Ms Feehily urged the Garda Representative Authority (GRA) to come forward with evidence for its claims that rank-and-file officers were acting under duress from superiors when incorrect breath test data was recorded.
The Authority chair added: "I suspect we will be getting indications from Crowe Horwath of a belief throughout the organisation that certain performance was expected but they're unlikely to find, I think, a directive or direction."
Ms Feehily was at the committee after warnings from the Commission on the Future of Policing in Ireland that the appointment of a new Commissioner should be put off.
Commission chief Kathleen O'Toole wrote to Justice Minister Charlie Flanagan this week saying that it would be a serious mistake to recruit a new chief before the reform recommendations are made about a year from now.
She said they will affect the specifications of the job and how the force will be managed.
A standard recruitment process for a new Commissioner should take eight months.
Mr Flanagan said he believed the Government, the Policing Authority and Ms O'Toole's commission would come up with a shorter recruitment timeframe amid concerns an appointment could be two years off.
He added: "I agree the process should not be rushed.
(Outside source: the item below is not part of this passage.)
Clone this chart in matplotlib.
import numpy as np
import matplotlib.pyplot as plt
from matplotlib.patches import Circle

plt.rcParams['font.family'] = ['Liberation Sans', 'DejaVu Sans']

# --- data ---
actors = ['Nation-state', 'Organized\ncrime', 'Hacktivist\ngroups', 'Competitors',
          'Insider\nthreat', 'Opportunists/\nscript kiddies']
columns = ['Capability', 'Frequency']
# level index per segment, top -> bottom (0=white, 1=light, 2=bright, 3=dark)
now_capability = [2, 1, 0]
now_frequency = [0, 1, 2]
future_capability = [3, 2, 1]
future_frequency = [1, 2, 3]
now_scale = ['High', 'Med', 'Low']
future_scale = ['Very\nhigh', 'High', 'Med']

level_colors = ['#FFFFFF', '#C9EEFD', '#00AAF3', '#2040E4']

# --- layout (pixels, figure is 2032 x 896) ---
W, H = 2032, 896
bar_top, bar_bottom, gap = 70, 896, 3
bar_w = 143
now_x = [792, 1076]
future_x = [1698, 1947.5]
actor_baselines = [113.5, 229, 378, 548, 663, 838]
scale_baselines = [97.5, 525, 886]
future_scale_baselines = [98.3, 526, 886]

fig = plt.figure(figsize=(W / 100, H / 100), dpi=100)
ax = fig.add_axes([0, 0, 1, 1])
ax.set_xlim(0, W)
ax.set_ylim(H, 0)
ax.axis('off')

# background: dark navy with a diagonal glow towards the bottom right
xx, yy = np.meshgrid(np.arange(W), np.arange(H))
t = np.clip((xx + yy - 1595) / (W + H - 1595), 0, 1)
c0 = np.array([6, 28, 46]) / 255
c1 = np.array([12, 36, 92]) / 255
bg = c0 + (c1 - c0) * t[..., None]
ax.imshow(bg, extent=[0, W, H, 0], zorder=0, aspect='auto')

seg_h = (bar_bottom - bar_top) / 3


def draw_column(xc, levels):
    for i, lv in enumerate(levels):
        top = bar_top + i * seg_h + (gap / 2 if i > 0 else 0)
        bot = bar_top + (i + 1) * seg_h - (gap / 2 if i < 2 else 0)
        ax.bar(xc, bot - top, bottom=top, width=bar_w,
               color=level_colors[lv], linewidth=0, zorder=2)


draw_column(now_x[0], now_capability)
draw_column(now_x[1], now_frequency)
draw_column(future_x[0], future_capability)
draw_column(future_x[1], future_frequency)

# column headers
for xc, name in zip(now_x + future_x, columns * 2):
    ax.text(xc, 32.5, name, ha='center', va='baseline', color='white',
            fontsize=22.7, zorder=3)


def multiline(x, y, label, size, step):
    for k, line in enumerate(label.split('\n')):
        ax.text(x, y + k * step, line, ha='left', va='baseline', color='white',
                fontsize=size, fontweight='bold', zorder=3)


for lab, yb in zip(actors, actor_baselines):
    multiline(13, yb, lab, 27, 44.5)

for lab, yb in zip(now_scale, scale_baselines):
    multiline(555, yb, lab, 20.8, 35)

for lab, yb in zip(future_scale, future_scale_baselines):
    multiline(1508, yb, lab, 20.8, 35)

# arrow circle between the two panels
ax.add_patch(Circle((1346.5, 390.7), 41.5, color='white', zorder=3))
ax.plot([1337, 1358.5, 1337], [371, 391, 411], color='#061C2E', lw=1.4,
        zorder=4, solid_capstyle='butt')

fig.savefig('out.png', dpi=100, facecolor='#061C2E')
It is important we get the right person for the job."
Ms Feehily said questions would have to be asked about how delaying a new appointment would impact policing.
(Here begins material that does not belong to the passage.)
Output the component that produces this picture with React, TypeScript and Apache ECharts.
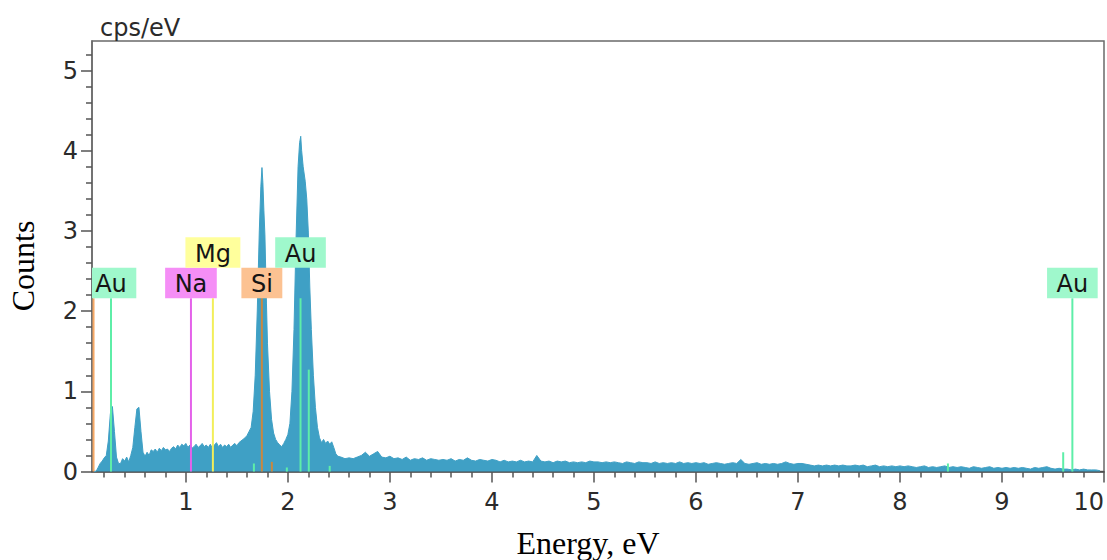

"If I was a candidate, I kind of might want to know what job was going to be laid out before me in the future before deciding whether to apply," the Policing Authority chief said.
"On the other hand ... the idea of a lacuna troubles me."
Among the damaging scandals to have surrounded Ms O'Sullivan's tenure was the revelation of 1.4 million bogus breath tests, the treatment of whistleblowers - in particular Sergeant Maurice McCabe - inaccurate homicide records and irregular financial affairs at the Templemore training college.
The policing reform body, set up under Ms O'Toole - an internationally recognised police chief and former head of the Garda Inspectorate - was charged with advising on radical change in the force amid the welter of controversies.
Ms Feehily praised former commissioner Ms O'Sullivan and said she had a "huge commitment to reform".
She also told the committee: "It is important that I end by underlining that oversight is not an end in itself and it is not a game of 'gotcha'.
"It is about enhancing policing performance with a view to ensuring that communities are safe, that the country is secure and that the Irish people receive the best possible service from the Garda Siochana."